Figure scripts
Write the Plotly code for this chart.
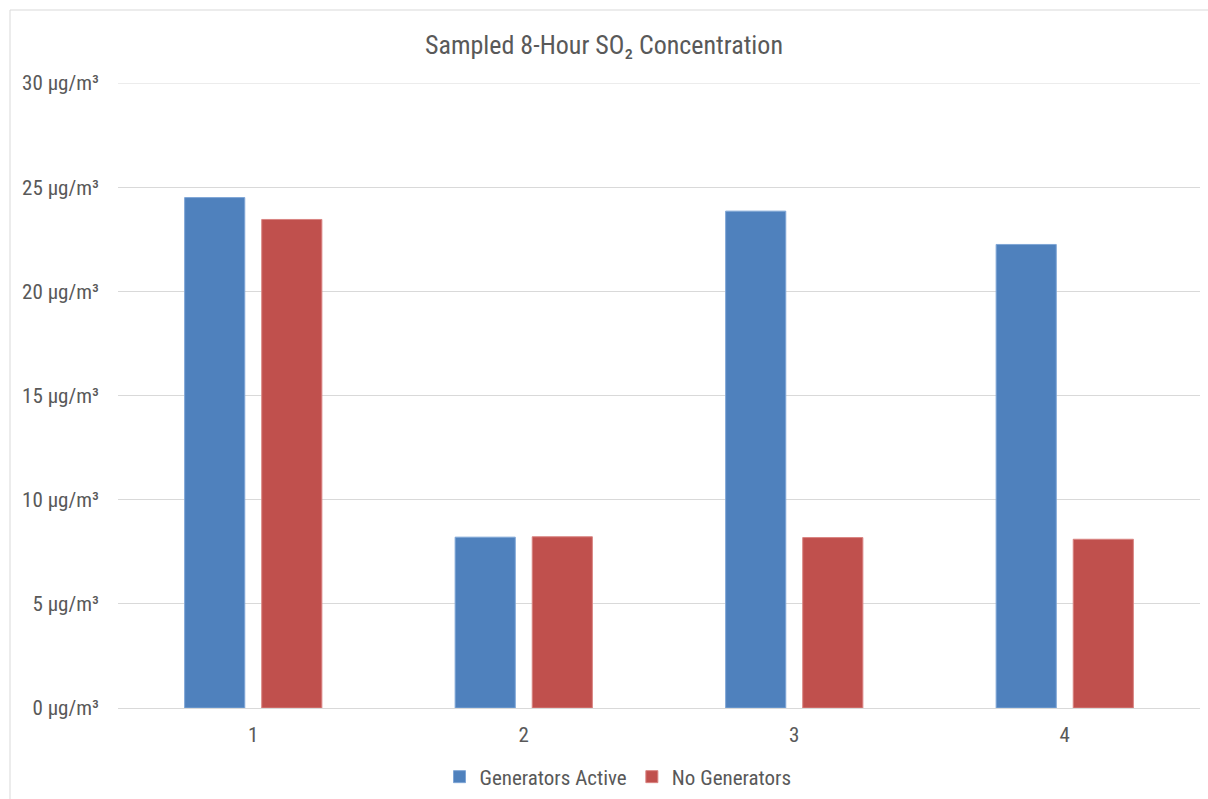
import plotly.graph_objects as go

categories = ["1", "2", "3", "4"]
generators_active = [24.5, 8.2, 23.85, 22.25]
no_generators = [23.45, 8.22, 8.18, 8.1]
y_tick_values = [0, 5, 10, 15, 20, 25, 30]
y_tick_labels = [f"{v} µg/m³" for v in y_tick_values]

FONT = "Liberation Sans Narrow, Arial Narrow, Roboto Condensed, Liberation Sans, Arial, sans-serif"
TXT = "#595959"
GRID = "#D9D9D9"

fig = go.Figure()
fig.add_trace(go.Bar(name="Generators Active", x=categories, y=generators_active,
                     marker=dict(color="#4F81BD", line=dict(color="#7FA6D6", width=1))))
fig.add_trace(go.Bar(name="No Generators", x=categories, y=no_generators,
                     marker=dict(color="#C0504D", line=dict(color="#D98482", width=1))))

L, R, T, B = 118, 8, 83, 91
W, H = 1208, 799
pw = W - L - R
ph = H - T - B

fig.update_layout(
    width=W, height=H,
    margin=dict(l=L, r=R, t=T, b=B, autoexpand=False),
    paper_bgcolor="white", plot_bgcolor="white",
    barmode="group", bargap=0.43, bargroupgap=0.22,
    font=dict(family=FONT, color=TXT, size=21),
    title=dict(text="Sampled 8-Hour SO₂ Concentration", x=0.5, xanchor="center",
               y=1 - 45 / H, yanchor="middle",
               font=dict(family=FONT, size=26, color=TXT)),
    showlegend=True,
    legend=dict(orientation="h", x=(618 - L) / pw, xanchor="center",
                y=-(777 - (H - B)) / ph, yanchor="middle",
                font=dict(family=FONT, size=21, color=TXT), itemwidth=30),
    xaxis=dict(type="category", showgrid=False, showline=True, linecolor=GRID, linewidth=1,
               ticks="", ticklabelstandoff=8,
               tickfont=dict(family=FONT, size=21, color=TXT), fixedrange=True),
    yaxis=dict(range=[0, 30], tickvals=y_tick_values, ticktext=y_tick_labels,
               showgrid=True, gridcolor=GRID, gridwidth=1, zeroline=False,
               showline=False, ticks="", ticklabelstandoff=18,
               tickfont=dict(family=FONT, size=21, color=TXT)),
)

# top gridline (plotly suppresses the grid line lying on the plot edge)
fig.add_shape(type="line", xref="paper", yref="y", x0=0, x1=1,
              y0=y_tick_values[-1], y1=y_tick_values[-1], line=dict(color=GRID, width=1))

# chart-area frame (top and left edges visible)
x_left = (10 - L) / pw
y_top = 1 + (T - 10) / ph
fig.add_shape(type="line", xref="paper", yref="paper", x0=x_left, x1=1 + R / pw + 0.01,
              y0=y_top, y1=y_top, line=dict(color=GRID, width=1))
fig.add_shape(type="line", xref="paper", yref="paper", x0=x_left, x1=x_left,
              y0=y_top, y1=-B / ph - 0.01, line=dict(color=GRID, width=1))

fig.write_html("out.html")
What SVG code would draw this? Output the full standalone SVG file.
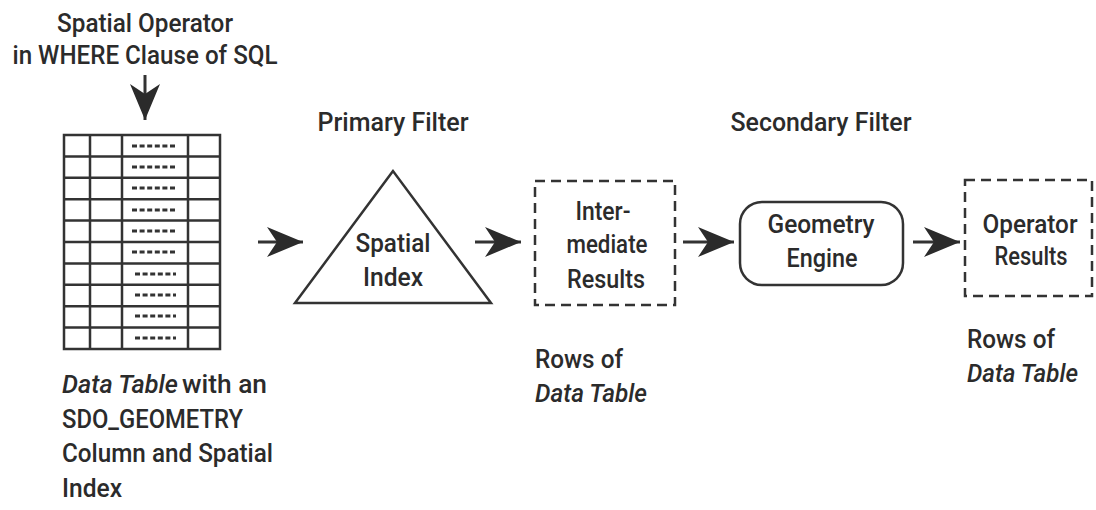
<svg xmlns="http://www.w3.org/2000/svg" width="1096" height="510" viewBox="0 0 1096 510">
<defs>
<style>
text{font-family:Roboto,"Liberation Sans",Arial,sans-serif;font-size:26px;font-weight:500;fill:#2b2b2b}
.c{text-anchor:middle}
.i{font-style:italic}
.ln{stroke:#333;stroke-width:3;fill:none}
.tb{stroke:#333;stroke-width:2.5;fill:none}
.dash{stroke:#333;stroke-width:2.5;fill:none;stroke-dasharray:10 6}
.cell{stroke:#333;stroke-width:3;stroke-dasharray:5 2.6}
</style>
<marker id="ah" markerWidth="40" markerHeight="32" refX="36" refY="16" orient="auto" markerUnits="userSpaceOnUse">
<path d="M36,16 L0,1 L10,16 L0,31 Z" fill="#2b2b2b"/>
</marker>
</defs>
<g id="title">
<text class="c" x="145" y="32" textLength="176" lengthAdjust="spacingAndGlyphs">Spatial Operator</text>
<text class="c" x="145" y="64" textLength="265" lengthAdjust="spacingAndGlyphs">in WHERE Clause of SQL</text>
</g>
<g id="data-table">
<rect x="64" y="135" width="156" height="214" class="tb"/>
<path class="tb" d="M90,135V349M122,135V349M188,135V349M64,156.4H220M64,177.8H220M64,199.2H220M64,220.6H220M64,242H220M64,263.4H220M64,284.8H220M64,306.2H220M64,327.6H220"/>
<path class="cell" d="M132,146H175M132,167H175M132,188H175M132,210H175M132,231H175M132,252H175M135,274H176M135,295H176M135,316H176M135,338H176"/>
<text x="62" y="393" class="i" textLength="116" lengthAdjust="spacingAndGlyphs">Data Table</text>
<text x="182" y="393" textLength="85" lengthAdjust="spacingAndGlyphs">with an</text>
<text x="62" y="428" textLength="181" lengthAdjust="spacingAndGlyphs">SDO_GEOMETRY</text>
<text x="62" y="462" textLength="211" lengthAdjust="spacingAndGlyphs">Column and Spatial</text>
<text x="62" y="497" textLength="60" lengthAdjust="spacingAndGlyphs">Index</text>
</g>
<g id="primary-filter">
<text class="c" x="393" y="131" textLength="151" lengthAdjust="spacingAndGlyphs">Primary Filter</text>
</g>
<g id="spatial-index">
<polygon points="393,171 295,303 491,303" class="tb"/>
<text class="c" x="393" y="252" textLength="75" lengthAdjust="spacingAndGlyphs">Spatial</text>
<text class="c" x="393" y="286" textLength="60" lengthAdjust="spacingAndGlyphs">Index</text>
</g>
<g id="intermediate-results">
<rect x="535" y="181" width="140" height="124" class="dash"/>
<text class="c" x="603" y="220" textLength="55" lengthAdjust="spacingAndGlyphs">Inter-</text>
<text class="c" x="607" y="253" textLength="81" lengthAdjust="spacingAndGlyphs">mediate</text>
<text class="c" x="606" y="288" textLength="78" lengthAdjust="spacingAndGlyphs">Results</text>
<text x="535" y="368" textLength="88" lengthAdjust="spacingAndGlyphs">Rows of</text>
<text x="535" y="402" class="i" textLength="112" lengthAdjust="spacingAndGlyphs">Data Table</text>
</g>
<g id="secondary-filter">
<text class="c" x="821" y="131" textLength="181" lengthAdjust="spacingAndGlyphs">Secondary Filter</text>
</g>
<g id="geometry-engine">
<rect x="740" y="202" width="163" height="83" rx="22" class="tb"/>
<text class="c" x="821" y="233" textLength="107" lengthAdjust="spacingAndGlyphs">Geometry</text>
<text class="c" x="822" y="267" textLength="71" lengthAdjust="spacingAndGlyphs">Engine</text>
</g>
<g id="operator-results">
<rect x="965" y="180" width="127" height="116" class="dash"/>
<text class="c" x="1030" y="233" textLength="95" lengthAdjust="spacingAndGlyphs">Operator</text>
<text class="c" x="1031" y="265" textLength="73" lengthAdjust="spacingAndGlyphs">Results</text>
<text x="967" y="348" textLength="88" lengthAdjust="spacingAndGlyphs">Rows of</text>
<text x="967" y="382" class="i" textLength="111" lengthAdjust="spacingAndGlyphs">Data Table</text>
</g>
<g id="connectors">
<line x1="145" y1="75" x2="145" y2="120" class="ln" marker-end="url(#ah)"/>
<line x1="258" y1="242" x2="303" y2="242" class="ln" marker-end="url(#ah)"/>
<line x1="475" y1="242" x2="521" y2="242" class="ln" marker-end="url(#ah)"/>
<line x1="683" y1="242" x2="734" y2="242" class="ln" marker-end="url(#ah)"/>
<line x1="913" y1="242" x2="960" y2="242" class="ln" marker-end="url(#ah)"/>
</g>
</svg>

TASK BRIEF =>
Reproduce the full listing faithfully, but do not carry over any pictures.

WRITTEN RESPONSE =>
Write the Plotly code for this chart.
import plotly.graph_objects as go

categories = ["1", "2", "3", "4"]
generators_active = [24.5, 8.2, 23.85, 22.25]
no_generators = [23.45, 8.22, 8.18, 8.1]
y_tick_values = [0, 5, 10, 15, 20, 25, 30]
y_tick_labels = [f"{v} µg/m³" for v in y_tick_values]

FONT = "Liberation Sans Narrow, Arial Narrow, Roboto Condensed, Liberation Sans, Arial, sans-serif"
TXT = "#595959"
GRID = "#D9D9D9"

fig = go.Figure()
fig.add_trace(go.Bar(name="Generators Active", x=categories, y=generators_active,
                     marker=dict(color="#4F81BD", line=dict(color="#7FA6D6", width=1))))
fig.add_trace(go.Bar(name="No Generators", x=categories, y=no_generators,
                     marker=dict(color="#C0504D", line=dict(color="#D98482", width=1))))

L, R, T, B = 118, 8, 83, 91
W, H = 1208, 799
pw = W - L - R
ph = H - T - B

fig.update_layout(
    width=W, height=H,
    margin=dict(l=L, r=R, t=T, b=B, autoexpand=False),
    paper_bgcolor="white", plot_bgcolor="white",
    barmode="group", bargap=0.43, bargroupgap=0.22,
    font=dict(family=FONT, color=TXT, size=21),
    title=dict(text="Sampled 8-Hour SO₂ Concentration", x=0.5, xanchor="center",
               y=1 - 45 / H, yanchor="middle",
               font=dict(family=FONT, size=26, color=TXT)),
    showlegend=True,
    legend=dict(orientation="h", x=(618 - L) / pw, xanchor="center",
                y=-(777 - (H - B)) / ph, yanchor="middle",
                font=dict(family=FONT, size=21, color=TXT), itemwidth=30),
    xaxis=dict(type="category", showgrid=False, showline=True, linecolor=GRID, linewidth=1,
               ticks="", ticklabelstandoff=8,
               tickfont=dict(family=FONT, size=21, color=TXT), fixedrange=True),
    yaxis=dict(range=[0, 30], tickvals=y_tick_values, ticktext=y_tick_labels,
               showgrid=True, gridcolor=GRID, gridwidth=1, zeroline=False,
               showline=False, ticks="", ticklabelstandoff=18,
               tickfont=dict(family=FONT, size=21, color=TXT)),
)

# top gridline (plotly suppresses the grid line lying on the plot edge)
fig.add_shape(type="line", xref="paper", yref="y", x0=0, x1=1,
              y0=y_tick_values[-1], y1=y_tick_values[-1], line=dict(color=GRID, width=1))

# chart-area frame (top and left edges visible)
x_left = (10 - L) / pw
y_top = 1 + (T - 10) / ph
fig.add_shape(type="line", xref="paper", yref="paper", x0=x_left, x1=1 + R / pw + 0.01,
              y0=y_top, y1=y_top, line=dict(color=GRID, width=1))
fig.add_shape(type="line", xref="paper", yref="paper", x0=x_left, x1=x_left,
              y0=y_top, y1=-B / ph - 0.01, line=dict(color=GRID, width=1))

fig.write_html("out.html")
What SVG code would draw this? Output the full standalone SVG file.
<svg xmlns="http://www.w3.org/2000/svg" width="1096" height="510" viewBox="0 0 1096 510">
<defs>
<style>
text{font-family:Roboto,"Liberation Sans",Arial,sans-serif;font-size:26px;font-weight:500;fill:#2b2b2b}
.c{text-anchor:middle}
.i{font-style:italic}
.ln{stroke:#333;stroke-width:3;fill:none}
.tb{stroke:#333;stroke-width:2.5;fill:none}
.dash{stroke:#333;stroke-width:2.5;fill:none;stroke-dasharray:10 6}
.cell{stroke:#333;stroke-width:3;stroke-dasharray:5 2.6}
</style>
<marker id="ah" markerWidth="40" markerHeight="32" refX="36" refY="16" orient="auto" markerUnits="userSpaceOnUse">
<path d="M36,16 L0,1 L10,16 L0,31 Z" fill="#2b2b2b"/>
</marker>
</defs>
<g id="title">
<text class="c" x="145" y="32" textLength="176" lengthAdjust="spacingAndGlyphs">Spatial Operator</text>
<text class="c" x="145" y="64" textLength="265" lengthAdjust="spacingAndGlyphs">in WHERE Clause of SQL</text>
</g>
<g id="data-table">
<rect x="64" y="135" width="156" height="214" class="tb"/>
<path class="tb" d="M90,135V349M122,135V349M188,135V349M64,156.4H220M64,177.8H220M64,199.2H220M64,220.6H220M64,242H220M64,263.4H220M64,284.8H220M64,306.2H220M64,327.6H220"/>
<path class="cell" d="M132,146H175M132,167H175M132,188H175M132,210H175M132,231H175M132,252H175M135,274H176M135,295H176M135,316H176M135,338H176"/>
<text x="62" y="393" class="i" textLength="116" lengthAdjust="spacingAndGlyphs">Data Table</text>
<text x="182" y="393" textLength="85" lengthAdjust="spacingAndGlyphs">with an</text>
<text x="62" y="428" textLength="181" lengthAdjust="spacingAndGlyphs">SDO_GEOMETRY</text>
<text x="62" y="462" textLength="211" lengthAdjust="spacingAndGlyphs">Column and Spatial</text>
<text x="62" y="497" textLength="60" lengthAdjust="spacingAndGlyphs">Index</text>
</g>
<g id="primary-filter">
<text class="c" x="393" y="131" textLength="151" lengthAdjust="spacingAndGlyphs">Primary Filter</text>
</g>
<g id="spatial-index">
<polygon points="393,171 295,303 491,303" class="tb"/>
<text class="c" x="393" y="252" textLength="75" lengthAdjust="spacingAndGlyphs">Spatial</text>
<text class="c" x="393" y="286" textLength="60" lengthAdjust="spacingAndGlyphs">Index</text>
</g>
<g id="intermediate-results">
<rect x="535" y="181" width="140" height="124" class="dash"/>
<text class="c" x="603" y="220" textLength="55" lengthAdjust="spacingAndGlyphs">Inter-</text>
<text class="c" x="607" y="253" textLength="81" lengthAdjust="spacingAndGlyphs">mediate</text>
<text class="c" x="606" y="288" textLength="78" lengthAdjust="spacingAndGlyphs">Results</text>
<text x="535" y="368" textLength="88" lengthAdjust="spacingAndGlyphs">Rows of</text>
<text x="535" y="402" class="i" textLength="112" lengthAdjust="spacingAndGlyphs">Data Table</text>
</g>
<g id="secondary-filter">
<text class="c" x="821" y="131" textLength="181" lengthAdjust="spacingAndGlyphs">Secondary Filter</text>
</g>
<g id="geometry-engine">
<rect x="740" y="202" width="163" height="83" rx="22" class="tb"/>
<text class="c" x="821" y="233" textLength="107" lengthAdjust="spacingAndGlyphs">Geometry</text>
<text class="c" x="822" y="267" textLength="71" lengthAdjust="spacingAndGlyphs">Engine</text>
</g>
<g id="operator-results">
<rect x="965" y="180" width="127" height="116" class="dash"/>
<text class="c" x="1030" y="233" textLength="95" lengthAdjust="spacingAndGlyphs">Operator</text>
<text class="c" x="1031" y="265" textLength="73" lengthAdjust="spacingAndGlyphs">Results</text>
<text x="967" y="348" textLength="88" lengthAdjust="spacingAndGlyphs">Rows of</text>
<text x="967" y="382" class="i" textLength="111" lengthAdjust="spacingAndGlyphs">Data Table</text>
</g>
<g id="connectors">
<line x1="145" y1="75" x2="145" y2="120" class="ln" marker-end="url(#ah)"/>
<line x1="258" y1="242" x2="303" y2="242" class="ln" marker-end="url(#ah)"/>
<line x1="475" y1="242" x2="521" y2="242" class="ln" marker-end="url(#ah)"/>
<line x1="683" y1="242" x2="734" y2="242" class="ln" marker-end="url(#ah)"/>
<line x1="913" y1="242" x2="960" y2="242" class="ln" marker-end="url(#ah)"/>
</g>
</svg>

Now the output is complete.